Jamais pesant, Lagandré montre dans une écriture toujours élégante les multiples manières qu’ont nos contemporains de perdre la relation avec le monde, de « liquider celui-ci en tant qu’extérieur à l’homme ». Il ne se livre pas à une dissertation saluant au passage les quelques grands noms que l’on ne peut manquer de citer, ou discutant les analyses de tel ou tel. Le lecteur, toutefois, reconnaît aisément la provenance philosophique de certains thèmes, en particulier des développements phénoménologiques du cartésianisme ; il n’est pas surpris non plus de retrouver le Heidegger critique de la technique, ni le Nietzsche du Gai Savoir. Lagandré ne cherche pas à faire montre de ses lectures philosophiques, il les a assimilées et faites siennes. Grâce à quoi son texte est d’une grande fluidité, fort agréable à lire et souvent très éclairant et convaincant.
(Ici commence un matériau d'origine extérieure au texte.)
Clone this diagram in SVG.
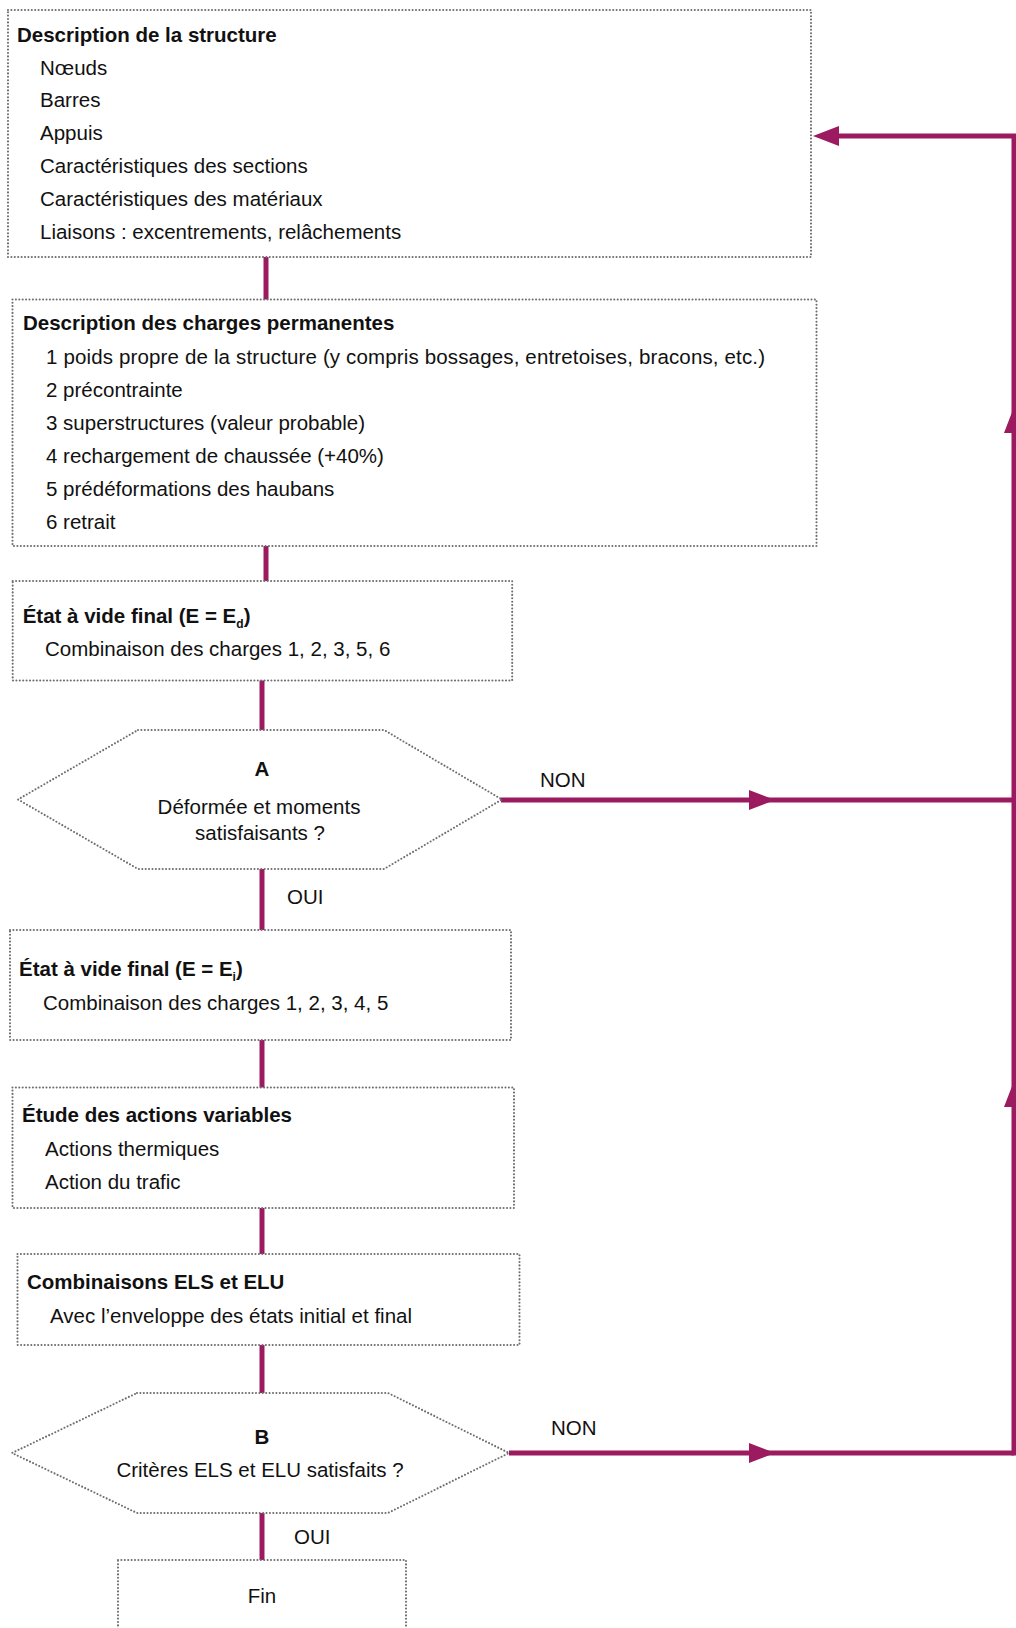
<svg xmlns="http://www.w3.org/2000/svg" width="1016" height="1628" viewBox="0 0 1016 1628">
  <style>
    .box { fill: none; stroke: #6e6e6e; stroke-width: 2.1; stroke-dasharray: 0 3.4; stroke-linecap: round; }
    .link { fill: none; stroke: #9c1a5f; stroke-width: 5; stroke-linejoin: miter; }
    text { font-family: "Liberation Sans", Arial, sans-serif; font-size: 20.5px; fill: #111; }
    .title { font-weight: bold; }
    .mid { text-anchor: middle; }
    .sub { font-size: 12px; }
  </style>
  <defs>
    <marker id="arrow" markerUnits="userSpaceOnUse" markerWidth="26" markerHeight="20" refX="16" refY="10" orient="auto">
      <path d="M0,0 L26,10 L0,20 Z" fill="#9c1a5f"/>
    </marker>
  </defs>

  <!-- connectors -->
  <g id="connectors">
    <line class="link" x1="266" y1="257" x2="266" y2="299.5"/>
    <line class="link" x1="266" y1="546" x2="266" y2="581"/>
    <line class="link" x1="262" y1="680.5" x2="262" y2="730"/>
    <line class="link" x1="262" y1="869" x2="262" y2="930"/>
    <line class="link" x1="262" y1="1040" x2="262" y2="1087.5"/>
    <line class="link" x1="262" y1="1208" x2="262" y2="1254"/>
    <line class="link" x1="262" y1="1345" x2="262" y2="1393"/>
    <line class="link" x1="262" y1="1513" x2="262" y2="1560"/>
    <!-- NON branch from A -->
    <path class="link" d="M501,800 H765" marker-end="url(#arrow)"/>
    <path class="link" d="M765,800 H1014"/>
    <!-- NON branch from B -->
    <path class="link" d="M509,1453 H765" marker-end="url(#arrow)"/>
    <path class="link" d="M765,1453 H1014"/>
    <!-- return line back to the structure description -->
    <path class="link" d="M1014,1455.5 V1091" marker-end="url(#arrow)"/>
    <path class="link" d="M1014,1091 V417" marker-end="url(#arrow)"/>
    <path class="link" d="M1014,417 V136 H823" marker-end="url(#arrow)"/>
    <text x="540" y="787">NON</text>
    <text x="551" y="1435">NON</text>
    <text x="287" y="904">OUI</text>
    <text x="294" y="1544">OUI</text>
  </g>

  <g id="structure">
    <rect class="box" x="8" y="10" width="803" height="247"/>
    <text class="title" x="17" y="42">Description de la structure</text>
    <text x="40" y="75">Nœuds</text>
    <text x="40" y="107">Barres</text>
    <text x="40" y="140">Appuis</text>
    <text x="40" y="173">Caractéristiques des sections</text>
    <text x="40" y="206">Caractéristiques des matériaux</text>
    <text x="40" y="239">Liaisons : excentrements, relâchements</text>
  </g>

  <g id="permanent-loads">
    <rect class="box" x="12.5" y="299.5" width="804" height="246.5"/>
    <text class="title" x="23" y="330">Description des charges permanentes</text>
    <text x="46" y="364" textLength="719" lengthAdjust="spacing">1 poids propre de la structure (y compris bossages, entretoises, bracons, etc.)</text>
    <text x="46" y="397">2 précontrainte</text>
    <text x="46" y="430">3 superstructures (valeur probable)</text>
    <text x="46" y="463">4 rechargement de chaussée (+40%)</text>
    <text x="46" y="496">5 prédéformations des haubans</text>
    <text x="46" y="529">6 retrait</text>
  </g>

  <g id="state-ed">
    <rect class="box" x="12.7" y="581" width="499.5" height="99.5"/>
    <text class="title" x="22.7" y="623">État à vide final (E = E<tspan class="sub" dy="5">d</tspan><tspan dy="-5">)</tspan></text>
    <text x="45" y="656">Combinaison des charges 1, 2, 3, 5, 6</text>
  </g>

  <g id="check-a">
    <polygon class="box" points="138,730 384,730 502,799.5 384,869 138,869 18,799.5"/>
    <text class="title mid" x="262" y="776">A</text>
    <text class="mid" x="259" y="814">Déformée et moments</text>
    <text class="mid" x="260" y="840">satisfaisants ?</text>
  </g>

  <g id="state-ei">
    <rect class="box" x="10" y="930" width="501" height="110"/>
    <text class="title" x="19" y="976">État à vide final (E = E<tspan class="sub" dy="5">i</tspan><tspan dy="-5">)</tspan></text>
    <text x="43" y="1010">Combinaison des charges 1, 2, 3, 4, 5</text>
  </g>

  <g id="variable-actions">
    <rect class="box" x="12.5" y="1087.5" width="501.5" height="120.5"/>
    <text class="title" x="22" y="1122">Étude des actions variables</text>
    <text x="45" y="1156">Actions thermiques</text>
    <text x="45" y="1189">Action du trafic</text>
  </g>

  <g id="combinations">
    <rect class="box" x="17.5" y="1254" width="502" height="91"/>
    <text class="title" x="27" y="1289">Combinaisons ELS et ELU</text>
    <text x="50" y="1323">Avec l’enveloppe des états initial et final</text>
  </g>

  <g id="check-b">
    <polygon class="box" points="137,1393 388,1393 509,1453 388,1513 137,1513 12,1453"/>
    <text class="title mid" x="262" y="1444">B</text>
    <text class="mid" x="260" y="1477">Critères ELS et ELU satisfaits ?</text>
  </g>

  <g id="end">
    <rect class="box" x="118" y="1560" width="288" height="100"/>
    <text class="mid" x="262" y="1603">Fin</text>
  </g>
</svg>
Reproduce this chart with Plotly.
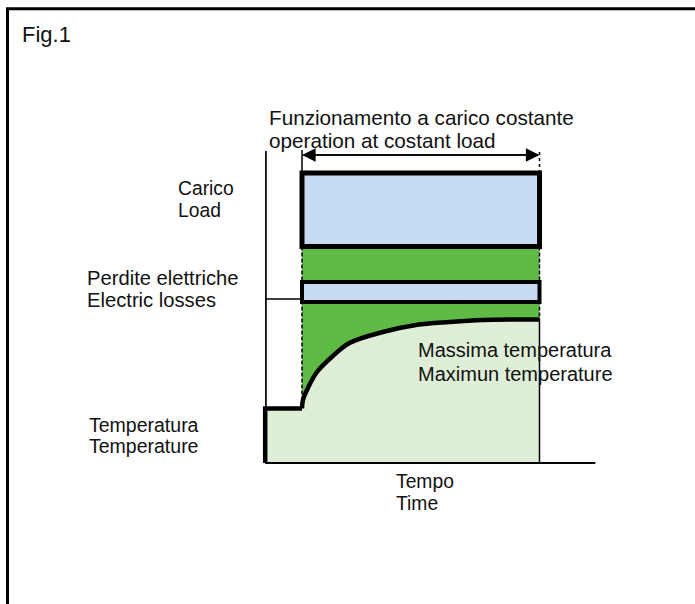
import plotly.graph_objects as go

# ---------------- data (diagram units: time t, value T) ----------------
t_on, t_off = 0.0, 10.0            # constant-load interval
t_start = -1.55                    # start of temperature record
t_axis = -1.52                     # vertical axis position
t_axis_end = 12.35                 # end of time axis
T_initial = 5.45                   # initial temperature
T_axis_top = 31.2
load_box = [21.65, 29.0]           # Carico / Load band
loss_box = [16.1, 18.1]            # Perdite elettriche / Electric losses band
T_loss_marker = 16.4
T_arrow = 30.8
T_tick_top = 31.3

curve_t = [0.0, 0.04, 0.25, 0.63, 1.3, 2.0, 3.4, 4.8, 6.2, 7.6, 10.0]
curve_T = [5.45, 6.3, 7.5, 9.1, 10.7, 12.0, 13.1, 13.8, 14.1, 14.3, 14.35]

labels = [
    ("Fig.1", -11.83, 42.9, 22),
    ("Funzionamento a carico costante", -1.45, 34.55, 20.7),
    ("operation at costant load", -1.43, 32.3, 20.7),
    ("Carico", -5.26, 27.45, 19.3),
    ("Load", -5.26, 25.3, 19.3),
    ("Perdite elettriche", -9.09, 18.5, 20.2),
    ("Electric losses", -9.09, 16.3, 20.2),
    ("Massima temperatura", 4.84, 11.3, 20),
    ("Maximun temperature", 4.84, 8.95, 20),
    ("Temperatura", -9.01, 3.85, 19.5),
    ("Temperature", -9.01, 1.75, 19.5),
    ("Tempo", 3.92, -1.85, 19.3),
    ("Time", 3.92, -4.0, 19.3),
]

LIGHT_BLUE = "#c6dcf2"
GREEN = "#60ba46"
LIGHT_GREEN = "#dfeed6"
BLACK = "#000000"

fig = go.Figure()

# green heating band (between initial temperature and load box)
fig.add_trace(go.Scatter(
    x=[t_on, t_off, t_off, t_on, t_on],
    y=[T_initial, T_initial, load_box[0], load_box[0], T_initial],
    fill="toself", fillcolor=GREEN, mode="none", hoverinfo="skip"))

# light green temperature area
fig.add_trace(go.Scatter(
    x=[t_start, t_on], y=[T_initial, T_initial],
    fill="tozeroy", fillcolor=LIGHT_GREEN, mode="none", hoverinfo="skip"))
fig.add_trace(go.Scatter(
    x=curve_t, y=curve_T, line_shape="spline",
    fill="tozeroy", fillcolor=LIGHT_GREEN, mode="none", hoverinfo="skip"))

# dashed edges of the green band
fig.add_trace(go.Scatter(x=[t_on, t_on], y=[load_box[0], T_initial], mode="lines",
                         line=dict(color=BLACK, width=1.5, dash="4px,2px"), hoverinfo="skip"))
fig.add_trace(go.Scatter(x=[t_off, t_off], y=[load_box[0], curve_T[-1]], mode="lines",
                         line=dict(color=BLACK, width=1.5, dash="4px,2px"), hoverinfo="skip"))

# axes lines
fig.add_trace(go.Scatter(x=[t_start, t_axis_end], y=[0, 0], mode="lines",
                         line=dict(color=BLACK, width=2), hoverinfo="skip"))
fig.add_trace(go.Scatter(x=[t_axis, t_axis], y=[T_initial, T_axis_top], mode="lines",
                         line=dict(color=BLACK, width=1.7), hoverinfo="skip"))
fig.add_trace(go.Scatter(x=[t_axis, t_on], y=[T_loss_marker, T_loss_marker], mode="lines",
                         line=dict(color=BLACK, width=1.5), hoverinfo="skip"))

# right edge of temperature area
fig.add_trace(go.Scatter(x=[t_off, t_off], y=[0, curve_T[-1]], mode="lines",
                         line=dict(color=BLACK, width=1.5), hoverinfo="skip"))

# temperature outline: step then heating curve
fig.add_trace(go.Scatter(x=[t_start, t_start, t_on], y=[0, T_initial, T_initial], mode="lines",
                         line=dict(color=BLACK, width=4.5), hoverinfo="skip"))
fig.add_trace(go.Scatter(x=curve_t, y=curve_T, mode="lines", line_shape="spline",
                         line=dict(color=BLACK, width=4.5), hoverinfo="skip"))

# ticks bounding the interval arrow
fig.add_trace(go.Scatter(x=[t_on, t_on], y=[load_box[1], T_tick_top], mode="lines",
                         line=dict(color=BLACK, width=1.5), hoverinfo="skip"))
fig.add_trace(go.Scatter(x=[t_off, t_off], y=[load_box[1], T_tick_top], mode="lines",
                         line=dict(color=BLACK, width=1.5, dash="dot"), hoverinfo="skip"))

# boxes
fig.add_shape(type="rect", x0=t_on, x1=t_off, y0=load_box[0], y1=load_box[1],
              xref="x", yref="y", fillcolor=LIGHT_BLUE, line=dict(color=BLACK, width=5))
fig.add_shape(type="rect", x0=t_on, x1=t_off, y0=loss_box[0], y1=loss_box[1],
              xref="x", yref="y", fillcolor=LIGHT_BLUE, line=dict(color=BLACK, width=4))

# outer frame
fig.add_shape(type="rect", xref="paper", yref="paper",
              x0=7.5 / 695, x1=1.05, y0=-0.05, y1=1 - 8.8 / 604,
              line=dict(color=BLACK, width=3), fillcolor="rgba(0,0,0,0)")

# double arrow (two overlapping full-length arrows, heads at each end)
for tip, tail in ((t_on, t_off), (t_off, t_on)):
    fig.add_annotation(x=tip, y=T_arrow, ax=tail, ay=T_arrow, xref="x", yref="y",
                       axref="x", ayref="y", text="", showarrow=True,
                       arrowhead=2, arrowsize=1.7, arrowwidth=1.6, arrowcolor=BLACK,
                       standoff=0, startstandoff=0)

for txt, x, y, size in labels:
    fig.add_annotation(x=x, y=y, xref="x", yref="y", text=txt, showarrow=False,
                       xanchor="left", yanchor="middle", borderpad=0,
                       font=dict(family="Liberation Sans, Arial, sans-serif", size=size, color="#111111"))

fig.update_layout(
    width=695, height=604,
    margin=dict(l=0, r=0, t=0, b=0),
    paper_bgcolor="white", plot_bgcolor="white",
    showlegend=False,
    xaxis=dict(range=[-302 / 23.75, (695 - 302) / 23.75], visible=False, fixedrange=True),
    yaxis=dict(range=[(463 - 604) / 10, 463 / 10], visible=False, fixedrange=True),
)

fig.write_html("out.html", config={"displayModeBar": False},
               post_script="document.body.style.margin='0';document.body.style.overflow='hidden';")
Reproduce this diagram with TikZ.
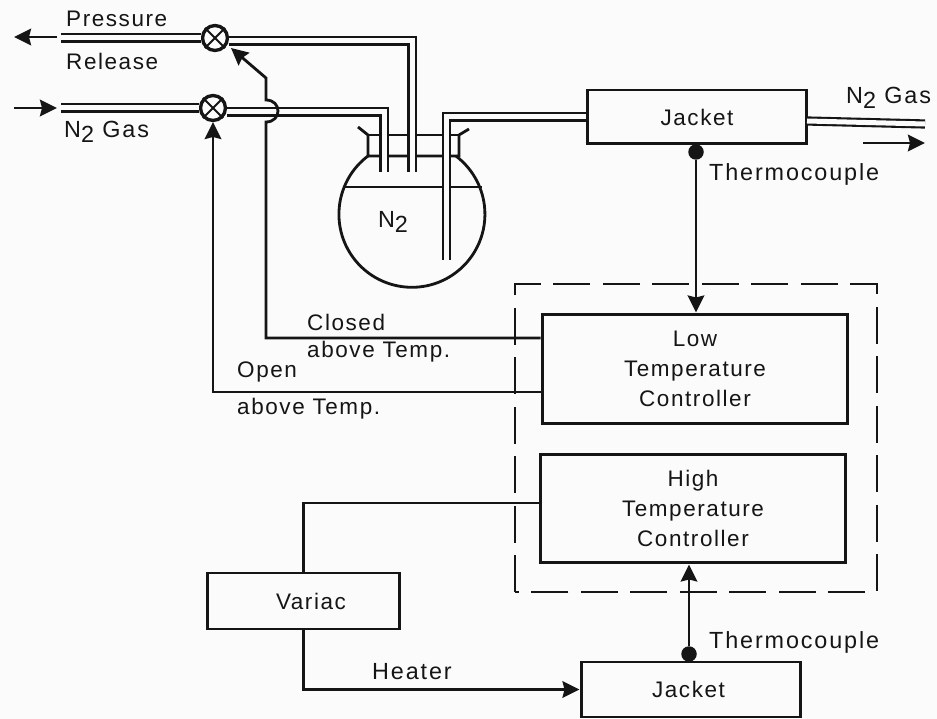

On peut penser, d’autant que Lagandré le cite en passant, à La Société du spectacle que Guy Debord rédigeait il y a près d’un demi-siècle. Ces deux livres ne se ressemblent pas, on peut même considérer qu’ils divergent en à peu près tout – mais cette divergence même intéresse car les projets sont semblables. Bien sûr, les tempéraments ne sont pas les mêmes, mais ce qui les différencie le plus tient au demi-siècle écoulé. Certains traits de la société qui ne faisaient qu’apparaître ont pris la force de l’évidence, d’autres se sont considérablement atténués ou développés, d’autres encore sont apparus depuis lors. Mais ce qu’il s’agit de dénoncer n’est pas foncièrement différent. Ce qui l’est, ce sont les références intellectuelles. Si l’on peut encore nommer Marx, pourvu que l’on n’en fasse qu’un usage très modéré, tout le mouvement jeune-hégélien semble perdu dans les oubliettes, et avec lui le nom même de Hegel et tout un arrière-plan révolutionnaire du discours. Pour l’essentiel, Freud a laissé la place à Lacan et Marx à Nietzsche. Heidegger apparaît désormais comme une référence incontournable, avec Levinas et Arendt, Deleuze et Foucault. C’est peu dire que le ton a changé. Pourtant, et c’est ce qui est frappant, l’objet de la critique est sensiblement le même. Ce que le premier dénonçait avec son concept de spectacle n’est qu’un autre aspect de ce que le second s’efforce de dire en décrivant la perte de toute expérience du monde.
On peut bien sûr se réjouir de voir dénoncés avec cohérence des traits de notre époque dont on s’irrite de façon dispersée. On peut aussi regarder cette dénonciation comme un exercice assez convenu, même s’il est mené avec brio, et prendre le parti de lire Lagandré en philosophe, c’est-à-dire en étant attentif à la logique conceptuelle qu’il met en œuvre. La comparer par exemple à celle de Debord constitue une expérience philosophique très excitante : comment peut-on rendre compte de façons aussi différentes d’un semblable malaise devant la société présente ?
- Cf. Michaël Fœssel, Après la fin du monde (QL n° 1 075).